▶ [Stated goal]: Starting with the first line below, extract each line through the one that contains "years = list(range(1910, 2015))", inclusive, excluding pictures.

─── Information shown ───

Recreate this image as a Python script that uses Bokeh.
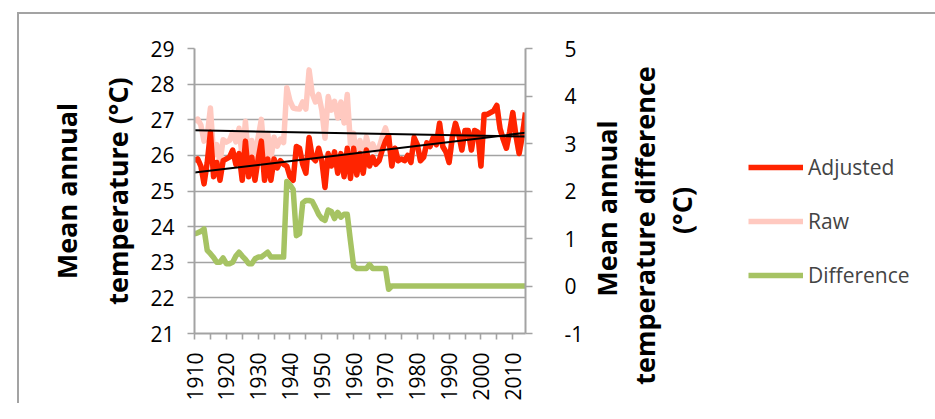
import math
import numpy as np
from bokeh.plotting import figure
from bokeh.layouts import row
from bokeh.models import Range1d, LinearAxis, FixedTicker, Legend, LegendItem
from bokeh.core.properties import value
from bokeh.embed import file_html
from bokeh.resources import INLINE

years = list(range(1910, 2015))

adjusted = [
    25.85, 25.9, 25.7, 25.2, 25.8, 26.65, 25.4, 25.8, 25.3, 25.85,
    25.9, 25.95, 26.15, 25.75, 26.05, 25.3, 26.4, 25.4, 25.95, 25.3,
    25.9, 26.4, 25.3, 25.9, 25.3, 25.9, 25.65, 25.85, 25.75, 25.7,
    25.4, 25.3, 26.25, 26.2, 25.75, 25.5, 26.5, 25.95, 25.85, 26.2,
    25.85, 25.1, 26.05, 25.7, 26.1, 25.5, 26.05, 25.4, 26.2, 25.35,
    26.2, 25.45, 26.05, 25.5, 26.15, 25.7, 25.95, 25.75, 25.85, 26.15,
    26.4, 26.55, 25.7, 26.2, 25.85, 25.9, 25.85, 26.0, 25.8, 26.5,
    26.3, 25.85, 25.95, 26.35, 26.25, 26.5, 26.3, 26.9, 26.25, 26.1,
    25.8, 26.5, 26.9, 26.6, 26.15, 26.7, 26.7, 26.15, 26.7, 26.65,
    25.7, 27.15, 27.15, 27.2, 27.25, 27.4, 26.75, 26.45, 26.2, 26.65,
    27.2, 26.55, 26.05, 26.55, 27.2,
]

raw = [
    26.95, 27.02, 26.85, 26.4, 26.55, 27.33, 26.0, 26.3, 25.8, 26.44,
    26.37, 26.42, 26.65, 26.38, 26.76, 25.93, 26.96, 25.87, 26.42, 25.87,
    26.51, 27.01, 25.96, 26.61, 25.91, 26.51, 26.26, 26.46, 26.36, 27.9,
    27.53, 27.33, 27.31, 27.3, 27.5, 27.3, 28.4, 27.73, 27.5, 27.71,
    27.27, 26.48, 27.65, 27.27, 27.52, 27.05, 27.5, 26.91, 27.71, 26.3,
    26.62, 25.82, 26.42, 25.87, 26.52, 26.15, 26.32, 26.12, 26.22, 26.52,
    26.77, 26.48, 25.7, 26.2, 25.85, 25.9, 25.85, 26.0, 25.8, 26.5,
    26.3, 25.85, 25.95, 26.35, 26.25, 26.5, 26.3, 26.9, 26.25, 26.1,
    25.8, 26.5, 26.9, 26.6, 26.15, 26.7, 26.7, 26.15, 26.7, 26.65,
    25.7, 27.15, 27.15, 27.2, 27.25, 27.4, 26.75, 26.45, 26.2, 26.65,
    27.2, 26.55, 26.05, 26.55, 27.2,
]

difference = [
    1.10, 1.12, 1.15, 1.20, 0.75, 0.68, 0.60, 0.50, 0.50, 0.59,
    0.47, 0.47, 0.50, 0.63, 0.71, 0.63, 0.56, 0.47, 0.47, 0.57,
    0.61, 0.61, 0.66, 0.71, 0.61, 0.61, 0.61, 0.61, 0.61, 2.20,
    2.13, 2.03, 1.06, 1.10, 1.75, 1.80, 1.80, 1.78, 1.65, 1.51,
    1.42, 1.38, 1.60, 1.57, 1.42, 1.55, 1.45, 1.51, 1.51, 0.95,
    0.42, 0.37, 0.37, 0.37, 0.37, 0.45, 0.37, 0.37, 0.37, 0.37,
    0.37, -0.07, 0.0, 0.0, 0.0, 0.0, 0.0, 0.0, 0.0, 0.0,
    0.0, 0.0, 0.0, 0.0, 0.0, 0.0, 0.0, 0.0, 0.0, 0.0,
    0.0, 0.0, 0.0, 0.0, 0.0, 0.0, 0.0, 0.0, 0.0, 0.0,
    0.0, 0.0, 0.0, 0.0, 0.0, 0.0, 0.0, 0.0, 0.0, 0.0,
    0.0, 0.0, 0.0, 0.0, 0.0,
]

x_label_years = [1910, 1920, 1930, 1940, 1950, 1960, 1970, 1980, 1990, 2000, 2010]
x_minor_years = [1915, 1925, 1935, 1945, 1955, 1965, 1975, 1985, 1995, 2005]
left_ticks = [21, 22, 23, 24, 25, 26, 27, 28, 29]
right_ticks = [-1, 0, 1, 2, 3, 4, 5]

series_names = ["Adjusted", "Raw", "Difference"]
left_title = "Mean annual\ntemperature (°C)"
right_title_lines = ["Mean annual", "temperature difference", "(°C)"]

FONT = "Open Sans"
GRID = "#A3A3A3"
RED = "#FF2400"
PINK = "#FFC9C0"
GREEN = "#A6C363"
LW = 5.5

# ---------------- main chart ----------------
p = figure(width=567, height=389, output_backend="svg", toolbar_location=None,
           x_range=Range1d(years[0], years[-1]), y_range=Range1d(left_ticks[0], left_ticks[-1]),
           min_border_left=175, min_border_right=59, min_border_top=34, min_border_bottom=67)
p.outline_line_color = None
p.background_fill_color = "white"
p.border_fill_color = "white"
p.extra_y_ranges = {"diff": Range1d(right_ticks[0], right_ticks[-1])}

p.xgrid.visible = False
p.ygrid.ticker = FixedTicker(ticks=left_ticks)
p.ygrid.grid_line_color = GRID
p.ygrid.grid_line_width = 1.6

r_raw = p.line(years, raw, line_color=PINK, line_width=LW, line_join="round")
r_adj = p.line(years, adjusted, line_color=RED, line_width=LW, line_join="round")
r_diff = p.line(years, difference, line_color=GREEN, line_width=LW, line_join="round",
                y_range_name="diff")

yrs = np.array(years, dtype=float)
ends = np.array([years[0], years[-1]], dtype=float)
ca = np.polyfit(yrs, np.array(adjusted), 1)
cr = np.polyfit(yrs, np.array(raw), 1)
p.line(ends, np.polyval(ca, ends), line_color="black", line_width=2)
p.line(ends, np.polyval(cr, ends), line_color="black", line_width=2)


def style_axis(ax):
    ax.axis_line_color = GRID
    ax.axis_line_width = 2
    ax.major_tick_line_color = GRID
    ax.major_tick_line_width = 1.6
    ax.major_tick_in = 0
    ax.major_tick_out = 7
    ax.minor_tick_line_color = None
    ax.major_label_text_font = FONT
    ax.major_label_text_font_size = "21px"
    ax.major_label_text_color = "black"
    ax.axis_label_text_font = FONT
    ax.axis_label_text_font_size = "27px"
    ax.axis_label_text_font_style = "bold"
    ax.axis_label_text_color = "black"
    ax.axis_label_text_line_height = 1.4


xa = p.xaxis[0]
style_axis(xa)
xa.ticker = FixedTicker(ticks=x_label_years, minor_ticks=x_minor_years)
xa.minor_tick_line_color = GRID
xa.minor_tick_line_width = 1.6
xa.minor_tick_in = 0
xa.minor_tick_out = 6
xa.major_tick_out = 6
xa.major_label_orientation = math.pi / 2
xa.major_label_standoff = 13

ya = p.yaxis[0]
style_axis(ya)
ya.ticker = FixedTicker(ticks=left_ticks)
ya.major_label_standoff = 13
ya.axis_label = left_title
ya.axis_label_standoff = 11

ra = LinearAxis(y_range_name="diff", ticker=FixedTicker(ticks=right_ticks))
style_axis(ra)
ra.major_label_standoff = 32
ra.major_label_overrides = {t: str(t) for t in right_ticks}
p.add_layout(ra, "right")

# ---------------- side panel: right-axis title + legend ----------------
SW, SH = 349, 389
s = figure(width=SW, height=SH, output_backend="svg", toolbar_location=None, title=None,
           x_range=Range1d(0, SW), y_range=Range1d(0, SH),
           x_axis_type=None, y_axis_type=None,
           min_border_left=0, min_border_right=0, min_border_top=0, min_border_bottom=0)
s.outline_line_color = None
s.background_fill_color = "white"
s.border_fill_color = "white"

for fig in (p, s):
    try:
        fig.frame_align = False
    except Exception:
        pass

title_x = [20, 58, 95]
title_y = [195, 178, 193]
s.text(x=title_x, y=title_y, text=right_title_lines, angle=math.pi / 2,
       text_font=value(FONT), text_font_size="27px", text_font_style="bold",
       text_color="black", text_align="center", text_baseline="middle")

# legend proxies: same series, outside the side panel's visible range
l_adj = s.line(years, adjusted, line_color=RED, line_width=LW)
l_raw = s.line(years, raw, line_color=PINK, line_width=LW)
l_diff = s.line(years, difference, line_color=GREEN, line_width=LW)

legend = Legend(items=[LegendItem(label=series_names[0], renderers=[l_adj]),
                       LegendItem(label=series_names[1], renderers=[l_raw]),
                       LegendItem(label=series_names[2], renderers=[l_diff])],
                location=(162, 114))
legend.label_text_font = FONT
legend.label_text_font_size = "21px"
legend.glyph_width = 55
legend.glyph_height = 20
legend.label_height = 20
legend.spacing = 26
legend.padding = 0
legend.margin = 0
legend.label_standoff = 5
legend.border_line_color = None
legend.background_fill_alpha = 0
s.add_layout(legend)

layout = row(p, s, styles={"border-top": "2px solid #A3A3A3",
                           "border-left": "2px solid #A3A3A3",
                           "margin-left": "17px", "margin-top": "12px"})

open("out.html", "w").write(file_html(layout, INLINE))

───

▶ [Exercise response]:
Recreate this image as a Python script that uses Bokeh.
import math
import numpy as np
from bokeh.plotting import figure
from bokeh.layouts import row
from bokeh.models import Range1d, LinearAxis, FixedTicker, Legend, LegendItem
from bokeh.core.properties import value
from bokeh.embed import file_html
from bokeh.resources import INLINE

years = list(range(1910, 2015))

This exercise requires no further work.